解雇権濫用法理の類推適用

短期労働契約の反復更新

短期労働契約が反復更新されて、期間の定めのない契約と実質的に異ならない状況となった場合には、更新の拒否には解雇の場合と同様、客観的で合理的な理由が必要とされます。

また、法改正により、平成25年4月1日以降に開始する有期労働契約が通算して5年を超えて繰り返し更新された場合、労働者の申し出により、無期労働契約へ転換されることとなりました。

関連事項:雇用契約を更新しない場合

更新の拒否に当たって、客観的で合理的な理由が認められない場合には、自動的に短期契約の更新が行われるとの判例理論が、最高裁の判例によって確立されています。(東芝柳町工場事件 最高裁 昭和49.7.22)
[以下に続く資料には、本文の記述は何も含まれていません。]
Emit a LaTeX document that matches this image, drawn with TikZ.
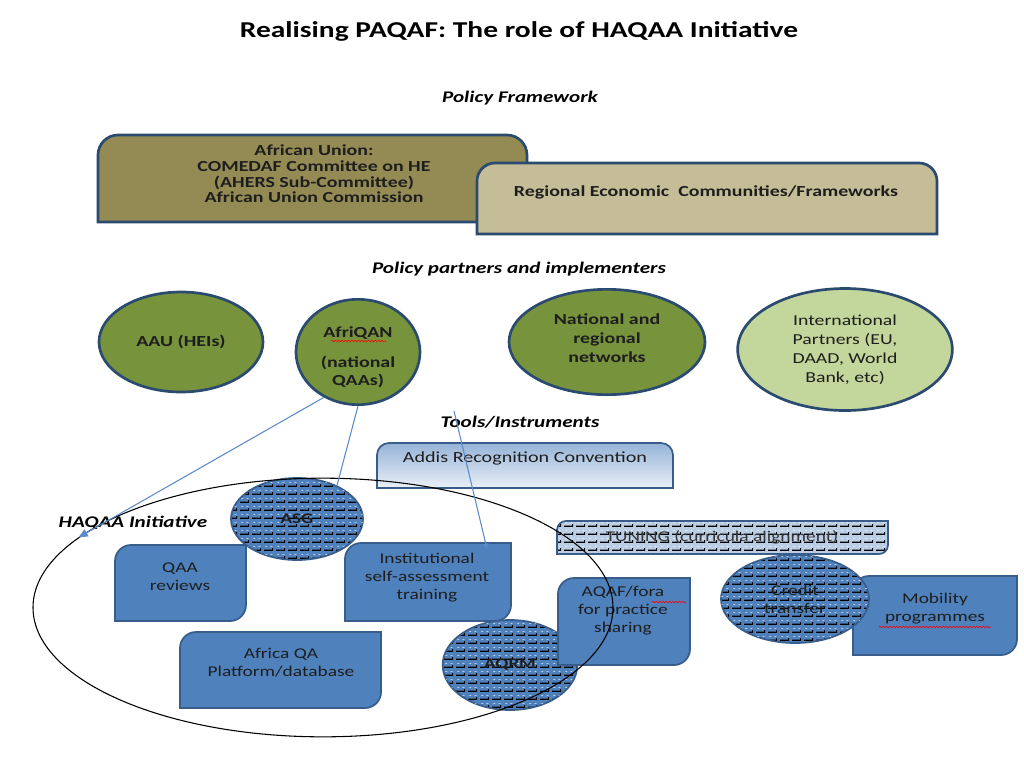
\documentclass[tikz,border=0pt]{standalone}
\usepackage{fontspec}
\setmainfont{Carlito}[FakeStretch=1.3]
\usetikzlibrary{shapes.geometric,patterns,arrows.meta,decorations.pathmorphing}
\definecolor{bord}{HTML}{2B4A6F}
\definecolor{auolive}{HTML}{948A54}
\definecolor{regtan}{HTML}{C4BD97}
\definecolor{ogreen}{HTML}{77933C}
\definecolor{lgreen}{HTML}{C3D69B}
\definecolor{boxblue}{HTML}{4F81BD}
\definecolor{boxbord}{HTML}{385D8A}
\definecolor{ltblue}{HTML}{B9CDE5}
\definecolor{lineblue}{HTML}{5B8BC9}
\definecolor{txt}{HTML}{1E1E1E}
\pgfdeclarepatternformonly{blackbrick}{\pgfpointorigin}{\pgfqpoint{9pt}{5.6pt}}{\pgfqpoint{9pt}{5.6pt}}{%
  \pgfsetlinewidth{0.9pt}%
  \pgfpathmoveto{\pgfqpoint{0pt}{0.6pt}}\pgfpathlineto{\pgfqpoint{7pt}{0.6pt}}%
  \pgfpathmoveto{\pgfqpoint{7pt}{0.1pt}}\pgfpathlineto{\pgfqpoint{7pt}{2.3pt}}%
  \pgfusepath{stroke}}
\pgfdeclarepatternformonly{whitedash}{\pgfpointorigin}{\pgfqpoint{9pt}{5.6pt}}{\pgfqpoint{9pt}{5.6pt}}{%
  \pgfsetlinewidth{0.4pt}%
  \pgfpathmoveto{\pgfqpoint{1.2pt}{3.4pt}}\pgfpathlineto{\pgfqpoint{2.6pt}{3.4pt}}%
  \pgfpathmoveto{\pgfqpoint{5.4pt}{3.4pt}}\pgfpathlineto{\pgfqpoint{6.8pt}{3.4pt}}%
  \pgfusepath{stroke}}
\newcommand\diagbox[6]{% x1 y1 x2 y2 r style : rounded top-left and bottom-right
  \draw[#6] (#1,#2+#5) .. controls (#1,#2+0.448*#5) and (#1+0.448*#5,#2) .. (#1+#5,#2) -- (#3,#2) -- (#3,#4-#5)
    .. controls (#3,#4-0.448*#5) and (#3-0.448*#5,#4) .. (#3-#5,#4) -- (#1,#4) -- cycle;}
\newcommand\topbox[6]{% rounded top corners
  \draw[#6] (#1,#4) -- (#1,#2+#5) .. controls (#1,#2+0.448*#5) and (#1+0.448*#5,#2) .. (#1+#5,#2) -- (#3-#5,#2)
    .. controls (#3-0.448*#5,#2) and (#3,#2+0.448*#5) .. (#3,#2+#5) -- (#3,#4) -- cycle;}
\tikzset{
  titletxt/.style={font=\bfseries\fontsize{17}{20}\selectfont, text=black},
  headtxt/.style={font=\bfseries\itshape\fontsize{12.2}{14}\selectfont, text=black},
  btxt/.style={font=\bfseries\fontsize{11.5}{11.8}\selectfont, text=txt, align=center},
  ntxt/.style={font=\fontsize{11.2}{13.5}\selectfont, text=txt, align=center},
  thickbord/.style={draw=bord, line width=2pt},
  greenell/.style={ellipse, draw=bord, line width=2pt, fill=ogreen, inner sep=0pt},
  bluebox/.style={fill=boxblue, draw=boxbord, line width=1.3pt},
  hatchfill/.style={preaction={fill=#1}, pattern=blackbrick, pattern color=black,
     postaction={pattern=whitedash, pattern color=white}},
  hatchell/.style={ellipse, draw=boxbord, line width=1.3pt, hatchfill=boxblue, inner sep=0pt},
  conn/.style={draw=lineblue, line width=0.8pt},
  squig/.style={draw=red, line width=0.5pt, decorate, decoration={snake, amplitude=0.5pt, segment length=2.5pt}},
}
\begin{document}
\begin{tikzpicture}[x=0.75pt,y=-0.75pt]
\useasboundingbox[fill=white] (0,0) rectangle (1024,768);
% titles
\node[titletxt] (title) at (519,31) {Realising PAQAF: The role of HAQAA Initiative};
\node[headtxt] (pf) at (520,98) {Policy Framework};
% policy framework boxes
\topbox{98}{135}{527}{222}{20}{thickbord, fill=auolive}
\node[btxt] (au) at (314,174) {African Union:\\COMEDAF Committee on HE\\(AHERS Sub-Committee)\\African Union Commission};
\topbox{477}{163}{937}{234}{18}{thickbord, fill=regtan}
\node[btxt] (rec) at (706,192) {Regional Economic\ \ Communities/Frameworks};
\node[headtxt] (pp) at (519,269) {Policy partners and implementers};
% partner ellipses
\node[greenell, minimum width=123pt, minimum height=75pt, btxt, font=\bfseries\fontsize{11.5}{13.5}\selectfont] (aau) at (181,342) {AAU (HEIs)};
\node[greenell, minimum width=93pt, minimum height=79pt] (afriqan) at (358,352) {};
\node[btxt, font=\bfseries\fontsize{11.5}{13.5}\selectfont] (afriqantxt) at (358,357) {AfriQAN\\[9pt](national\\QAAs)};
\node[greenell, minimum width=147pt, minimum height=79pt, btxt, font=\bfseries\fontsize{11.5}{14}\selectfont] (natreg) at (607,342) {};
\node[btxt, font=\bfseries\fontsize{11.5}{14}\selectfont] (natregtxt) at (607,338) {National and\\regional\\networks};
\node[ellipse, draw=bord, line width=2pt, fill=lgreen, inner sep=0pt, minimum width=161pt, minimum height=91.5pt, ntxt, font=\fontsize{11.4}{14.2}\selectfont] (intl) at (845,349.5) {International\\Partners (EU,\\DAAD, World\\Bank, etc)};
\draw[squig] (331,341) -- (386,341);
\node[headtxt] (tools) at (520,422) {Tools/Instruments};
% Addis
\topbox{377}{443}{673}{488}{12}{draw=boxbord, line width=1.3pt, top color=boxblue!60, bottom color=boxblue!12}
\node[ntxt, font=\fontsize{11.6}{13.5}\selectfont] (addis) at (525,458) {Addis Recognition Convention};
% TUNING
\diagbox{557}{521}{888}{554}{9}{draw=boxbord, line width=1.3pt, hatchfill=ltblue}
\node[ntxt, text=txt!90] (tuning) at (722,537) {TUNING (curricula alignment)};
% blue boxes
\diagbox{115}{545}{246}{621}{16}{bluebox}
\node[ntxt] (qaa) at (180,577) {QAA\\reviews};
\diagbox{345}{543}{511}{621}{16}{bluebox}
\node[ntxt] (inst) at (427,578) {Institutional\\self-assessment\\training};
\diagbox{180}{632}{381}{708}{16}{bluebox}
\node[ntxt] (afqa) at (281,663) {Africa QA\\Platform/database};
\node[hatchell, minimum width=101pt, minimum height=67.5pt, ntxt, font=\bfseries\fontsize{11}{13}\selectfont] (aqrm) at (510,665) {AQRM};
\diagbox{558}{578}{690}{665}{16}{bluebox}
\node[ntxt] (aqaf) at (623,611) {AQAF/fora\\for practice\\sharing};
\draw[squig] (652,602) -- (686,602);
\diagbox{853}{576}{1017}{655}{16}{bluebox}
\node[ntxt] (mob) at (935,609) {Mobility\\programmes};
\draw[squig] (879,627) -- (991,627);
\node[hatchell, minimum width=111pt, minimum height=66pt, ntxt] (credit) at (795,599) {Credit\\transfer};
\node[hatchell, minimum width=99pt, minimum height=61.5pt, ntxt, font=\bfseries\fontsize{11}{13}\selectfont] (asg) at (297,519) {ASG};
% HAQAA initiative
\node[ellipse, draw=black, line width=0.8pt, minimum width=435pt, minimum height=194pt, inner sep=0pt] (haqaa) at (323,607.5) {};
\node[headtxt] (haqaalbl) at (133,523) {HAQAA Initiative};
% connectors
\coordinate (l3s) at (454,411);
\coordinate (instTop) at (487,549);
\draw[conn, -{Triangle[length=7pt,width=6pt]}] (afriqan.233) -- (haqaa.164);
\draw[conn] (afriqan.south) -- (asg.40);
\draw[conn, -{Triangle[length=4pt,width=4pt]}] (l3s) -- (instTop);
\end{tikzpicture}
\end{document}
短期労働契約への解雇権濫用法理の類推適用の理論に関する裁判所の考え方は、以下などの事情を総合的に判断して、労働者の抱いた雇用継続の期待が強く、その期待が合理的なものであれば、解雇権濫用法理を類推適用するというものです。

(1) 期間雇用が臨時的なものであったのか、それとも常用的なものであったのか
(2) 更新の回数は多いかどうか
(3) 雇用の通算期間は長いかどうか
(4) 契約期間満了のつど直ちに契約締結の手続きをとるなど、契約期間管理の状況はどうだったのか
(5) 会社が採用時に長期継続雇用を期待させるような言動をしたことなど、雇用継続の期待を持たせたかどうか
(6) 期間満了で雇い止めされた事例が過去にあったのかどうか

1年もしくは2ヶ月の契約期間を9年10ヶ月雇用されたアルバイトの 雇い止め(日本電子計算機事件 東京地裁 昭和63.11.10)や1年契約が20回反復更新されて21年間雇用された大学非常勤講師の雇い止め(亜細亜大学事件 東京地裁 昭和63.11.25)などのケースです。

逆に、短期労働契約が反復更新された場合であっても、臨時性が明白で継続雇用の期待が社会的に合理的なものだと認められなかった場合には、解雇権濫用法理の類推適用が否定されています。

最初の更新拒否についても解雇権濫用法理の類推適用がある

労働者が期間満了後の継続雇用を合理的に期待させるような雇用であれば、短期労働契約の最初の更新拒否についても、更新拒否が相当と認められるような特段の事情が必要であるとする判決があります。

一つは、期限の定めなく雇われていた臨時従業員がその業務を引き継いだ別会社に期間1年の契約で引き続き雇用され、1年の期間満了の際に契約を打ち切られたケースです。

福岡大和倉庫事件 福岡地裁 平成2.12.12

雇用契約の締結に至る経過からすると、この期間の定めは一応のものであって、単に期間が満了しただけでは雇い止めになるものではない、契約当事者は特段の事情がない限り雇用契約が更新されることを前提としているのであって、そのような特段の事情のない限りは雇い止めを行うことは信義則上許されない。

もう一つが、正社員とは異なる臨時運転手が、完全歩合制で、勤務時間が自由で、期間1年の契約を結んで雇用され、一度も更新されないうちに、最初の満了時に雇い止めされたケースです。

龍神タクシー事件 大阪高裁 平成3.1.16

雇用契約は臨時雇いとして期間1年のものであったが、その実質は期間の定めのない労働契約に類似するものであって、雇用の継続を期待することが合理的な契約であるとして、その打切りについては信義則上特段の事情が必要であるとし、その特段の事情は認められない。